Philip Stephens is a commentator and author. He is Associate Editor of the Financial Times where as chief political commentator he writes twice-weekly columns on global and British affairs. He travels widely in Europe, Asia, the Middle East and the US.

He is a director of the Ditchley Foundation for the furtherance of transatlantic understanding, a Fulbright fellow and is on the board of the Franco-British Colloque. He is a regular contributor to political and foreign affairs journals and radio and television news and current affairs programmes. He was named Political Journalist of the Year in the 2008 British Press Awards.

He joined the Financial Times in 1983 after working as a correspondent for Reuters in Brussels and has been the FT’s Economics Editor, Political Editor and Editor of the UK edition. He is the author of Politics and the Pound (MacMillan), a study of the British government’s relations with Europe since 1979, and of Tony Blair (Viking/Politico’s), a biography of the former British prime minister.

He was educated at Wimbledon College and at Oxford university, where he took an honours degree in modern history. He was winner of the 2002 David Watt Prize for outstanding political journalism. He was named in 2005 as Political Journalist of the Year by the Political Studies Association of the United Kingdom, representing political scientists throughout Britain. Philip Stephens lives in London with his family. - -


Iran exposes gap between idealism and realism

By Philip Stephens

Published: June 18 2009 19:11 | Last updated: June 18 2009 19:11

Barack Obama / Bromley illustration

You can touch the tension in Washington as heart battles with head. One part of Barack Obama’s administration and, one suspects, of the US president, would like to join the international applause for the demonstrators filling Tehran’s streets.

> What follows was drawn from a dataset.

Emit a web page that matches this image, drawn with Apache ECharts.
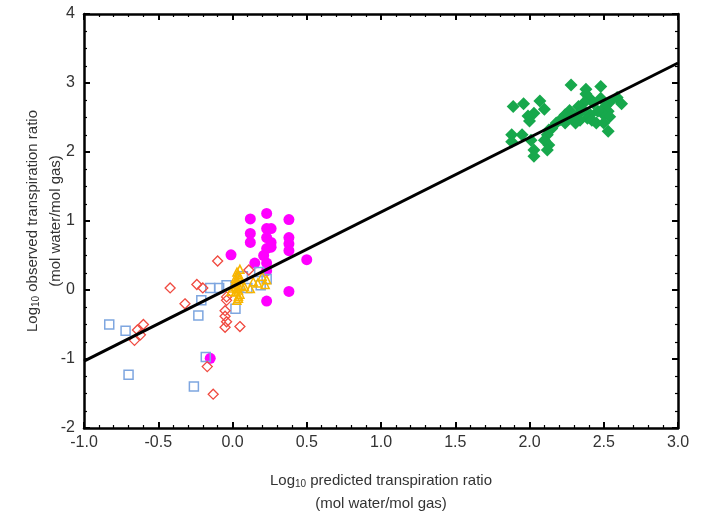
<!DOCTYPE html>
<html lang="en">
<head>
    <meta charset="UTF-8">
    <title>Transpiration ratio</title>
    <script src="https://cdn.jsdelivr.net/npm/echarts@6/dist/echarts.min.js"></script>
    <style>
        html, body { margin: 0; padding: 0; background: #fff; }
        #chart { width: 702px; height: 513px; }
    </style>
</head>
<body>
<div id="chart"></div>
<script>
    // log10 predicted (x) vs log10 observed (y)
    var blueX = [-0.83, -0.72, -0.70, -0.26, -0.18, -0.23, -0.21, -0.15, -0.09, -0.04, 0.02, 0.07, 0.10, 0.18, 0.19, 0.23];
    var blueY = [-0.50, -0.59, -1.23, -1.40, -0.97, -0.37, -0.15, 0.03, 0.03, 0.07, -0.27, 0.20, 0.03, 0.26, 0.07, 0.16];

    var redX = [-0.10, -0.42, -0.24, -0.20, -0.32, -0.04, -0.05, -0.05, -0.04, -0.05, 0.05, -0.60, -0.64, -0.62, -0.66, -0.17, -0.13, 0.11, -0.04];
    var redY = [0.42, 0.03, 0.08, 0.03, -0.20, -0.15, -0.30, -0.38, -0.46, -0.54, -0.53, -0.50, -0.58, -0.65, -0.73, -1.11, -1.51, 0.29, -0.10];

    var yellowX = [0.02, 0.03, 0.04, 0.03, 0.04, 0.05, 0.04, 0.05, 0.04, 0.02, 0.01, 0.03, 0.06, 0.05, 0.03, 0.12, 0.17, 0.23, 0.22, 0.02, 0.04, 0.00, 0.03, 0.14, 0.20, 0.08, -0.01, 0.05];
    var yellowY = [0.05, 0.12, 0.20, 0.26, 0.00, -0.06, -0.12, 0.15, 0.22, -0.03, 0.08, 0.02, 0.07, 0.30, -0.15, 0.02, 0.10, 0.15, 0.08, 0.17, -0.09, 0.03, 0.10, 0.12, 0.20, 0.05, -0.02, 0.18];

    var magentaX = [0.12, 0.23, 0.38, 0.12, 0.12, 0.23, 0.26, 0.23, 0.26, 0.38, 0.38, 0.38, 0.23, 0.26, -0.01, 0.21, 0.15, 0.23, 0.50, 0.23, 0.38, 0.23, -0.15];
    var magentaY = [1.03, 1.11, 1.02, 0.82, 0.69, 0.89, 0.89, 0.76, 0.69, 0.76, 0.67, 0.57, 0.60, 0.62, 0.51, 0.50, 0.39, 0.39, 0.44, 0.28, -0.02, -0.16, -0.99];

    var greenX = [2.28, 2.48, 2.38, 2.38, 2.07, 1.89, 1.96, 2.10, 2.40, 2.48, 2.59, 2.62, 2.54, 2.43, 2.37, 2.33, 2.27, 2.24, 2.21, 2.03, 1.99, 2.00,
        2.51, 2.53, 2.50, 2.46, 2.41, 2.39, 2.34, 2.30, 2.24, 2.18, 2.15, 2.13, 2.12, 2.10, 2.13, 2.12, 2.03, 2.03, 1.88, 1.95, 1.88, 2.01,
        2.53, 2.42, 2.54, 2.33, 2.36, 2.27, 2.31, 2.45, 2.50];
    var greenY = [2.97, 2.95, 2.91, 2.84, 2.74, 2.66, 2.70, 2.62, 2.79, 2.78, 2.79, 2.70, 2.72, 2.71, 2.72, 2.66, 2.60, 2.54, 2.47, 2.56, 2.52, 2.45,
        2.66, 2.59, 2.54, 2.59, 2.54, 2.49, 2.46, 2.46, 2.42, 2.42, 2.34, 2.32, 2.25, 2.17, 2.10, 2.03, 2.03, 1.94, 2.25, 2.25, 2.15, 2.17,
        2.30, 2.46, 2.51, 2.55, 2.61, 2.51, 2.42, 2.42, 2.42];

    // fitted line end points
    var lineX = [-1.0, 3.0];
    var lineY = [-1.03, 3.29];

    var xTicks = ['-1.0', '-0.5', '0.0', '0.5', '1.0', '1.5', '2.0', '2.5', '3.0'];

    function pairs(xs, ys) {
        var out = [];
        for (var i = 0; i < xs.length; i++) {
            out.push([xs[i], ys[i]]);
        }
        return out;
    }

    var font = 'Liberation Sans, Arial, sans-serif';
    var nameRich = {
        a: { fontSize: 15, color: '#333', fontFamily: font, lineHeight: 23 },
        s: { fontSize: 10, color: '#333', fontFamily: font, lineHeight: 23, padding: [8, 0, 0, 0] }
    };

    var frameTick = { show: true, inside: true, length: 6, lineStyle: { color: '#000', width: 2 } };
    var frameLine = { show: true, onZero: false, lineStyle: { color: '#000', width: 2.5 } };
    var minorX = { show: true, splitNumber: 5, length: 3, lineStyle: { color: '#000', width: 1.2 } };
    var minorY = { show: true, splitNumber: 4, length: 3, lineStyle: { color: '#000', width: 1.2 } };

    var myChart = echarts.init(document.getElementById('chart'));
    var option = {
        animation: false,
        backgroundColor: '#fff',
        grid: { left: 84, right: 24, top: 14, bottom: 85, outerBoundsMode: 'none' },
        xAxis: [
            {
                type: 'value', min: -1, max: 3, interval: 0.5,
                axisLine: frameLine,
                axisTick: frameTick,
                minorTick: minorX,
                splitLine: { show: false },
                axisLabel: {
                    margin: 7, fontSize: 16, color: '#333', fontFamily: font,
                    formatter: function (v) { return xTicks[Math.round((v + 1) / 0.5)]; }
                },
                name: '{a|Log}{s|10}{a| predicted transpiration ratio}\n{a|(mol water/mol gas)}',
                nameLocation: 'middle',
                nameGap: 41,
                nameMoveOverlap: false,
                nameTextStyle: { rich: nameRich, align: 'center' }
            },
            {
                type: 'value', min: -1, max: 3, interval: 0.5, position: 'top',
                axisLine: frameLine,
                axisTick: frameTick,
                minorTick: minorX,
                splitLine: { show: false },
                axisLabel: { show: false }
            }
        ],
        yAxis: [
            {
                type: 'value', min: -2, max: 4, interval: 1,
                axisLine: frameLine,
                axisTick: frameTick,
                minorTick: minorY,
                splitLine: { show: false },
                axisLabel: { margin: 9, fontSize: 16, color: '#333', fontFamily: font },
                name: '{a|Log}{s|10}{a| observed transpiration ratio}\n{a|(mol water/mol gas)}',
                nameLocation: 'middle',
                nameRotate: 90,
                nameGap: 17,
                nameMoveOverlap: false,
                nameTextStyle: { rich: nameRich, align: 'center' }
            },
            {
                type: 'value', min: -2, max: 4, interval: 1, position: 'right',
                axisLine: frameLine,
                axisTick: frameTick,
                minorTick: minorY,
                splitLine: { show: false },
                axisLabel: { show: false }
            }
        ],
        series: [
            {
                name: 'green', type: 'scatter', symbol: 'diamond', symbolSize: 13,
                itemStyle: { color: '#17a84c', opacity: 1 },
                data: pairs(greenX, greenY)
            },
            {
                name: 'magenta', type: 'scatter', symbol: 'circle', symbolSize: 11,
                itemStyle: { color: '#ff00ff', opacity: 1 },
                data: pairs(magentaX, magentaY)
            },
            {
                name: 'blue', type: 'scatter', symbol: 'rect', symbolSize: 9,
                itemStyle: { color: 'rgba(0,0,0,0)', borderColor: '#7ea6e0', borderWidth: 1.5, opacity: 1 },
                data: pairs(blueX, blueY)
            },
            {
                name: 'red', type: 'scatter', symbol: 'diamond', symbolSize: 10,
                itemStyle: { color: 'rgba(0,0,0,0)', borderColor: '#f04a40', borderWidth: 1.3, opacity: 1 },
                data: pairs(redX, redY)
            },
            {
                name: 'yellow', type: 'scatter', symbol: 'triangle', symbolSize: 8,
                itemStyle: { color: 'rgba(0,0,0,0)', borderColor: '#f7b500', borderWidth: 1.5, opacity: 1 },
                data: pairs(yellowX, yellowY)
            },
            {
                name: 'fit', type: 'line', symbol: 'none', z: 5,
                lineStyle: { color: '#000', width: 3 },
                data: pairs(lineX, lineY)
            }
        ]
    };

    myChart.setOption(option);
</script>
</body>
</html>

Pushing against this Wilsonian reflex is foreign policy pragmatism. As much as it holds up freedom as a universal value, the White House does not want to be seen as calling for regime change.

The strains have shown in the public pronouncements. Mr Obama has voiced concern about the allegations of vote-rigging and the violent reaction of the Iranian authorities to peaceful demonstrations. There have been gentle admonitions about the need for the Iranian regime to respect the democratic process. But there has also been an insistence that Iranians must sort out their own affairs. US meddling, the president has said, would be “counterproductive”.

Most Republicans have shown no such restraint. US officials lack concrete evidence that Mahmoud Ahmadi-Nejad’s presidential victory over Mir-Hossein Moussavi was fixed. They are pretty certain that the results were falsified, but they do not rule out the possibility that Mr Ahmadi-Nejad secured a genuine majority, albeit probably not by the announced margin.

No matter. John McCain has led the Republican charge, declaring that Mr Obama should roundly condemn a “corrupt, flawed sham of an election”. The US news channels have echoed Republican commentators declaring that the “rigging” of the election has strangled at birth Mr Obama’s strategy of engagement with Tehran.

Mr Obama’s reticence has also seemed to leave him out of step with some Europeans. Angela Merkel’s government in Germany, questioning election irregularities, summoned the Iranian ambassador to lodge a formal protest at the official violence. France’s Nicolas Sarkozy described the crackdown as a measure of the “fraud” perpetrated by Mr Ahmadi-Nejad.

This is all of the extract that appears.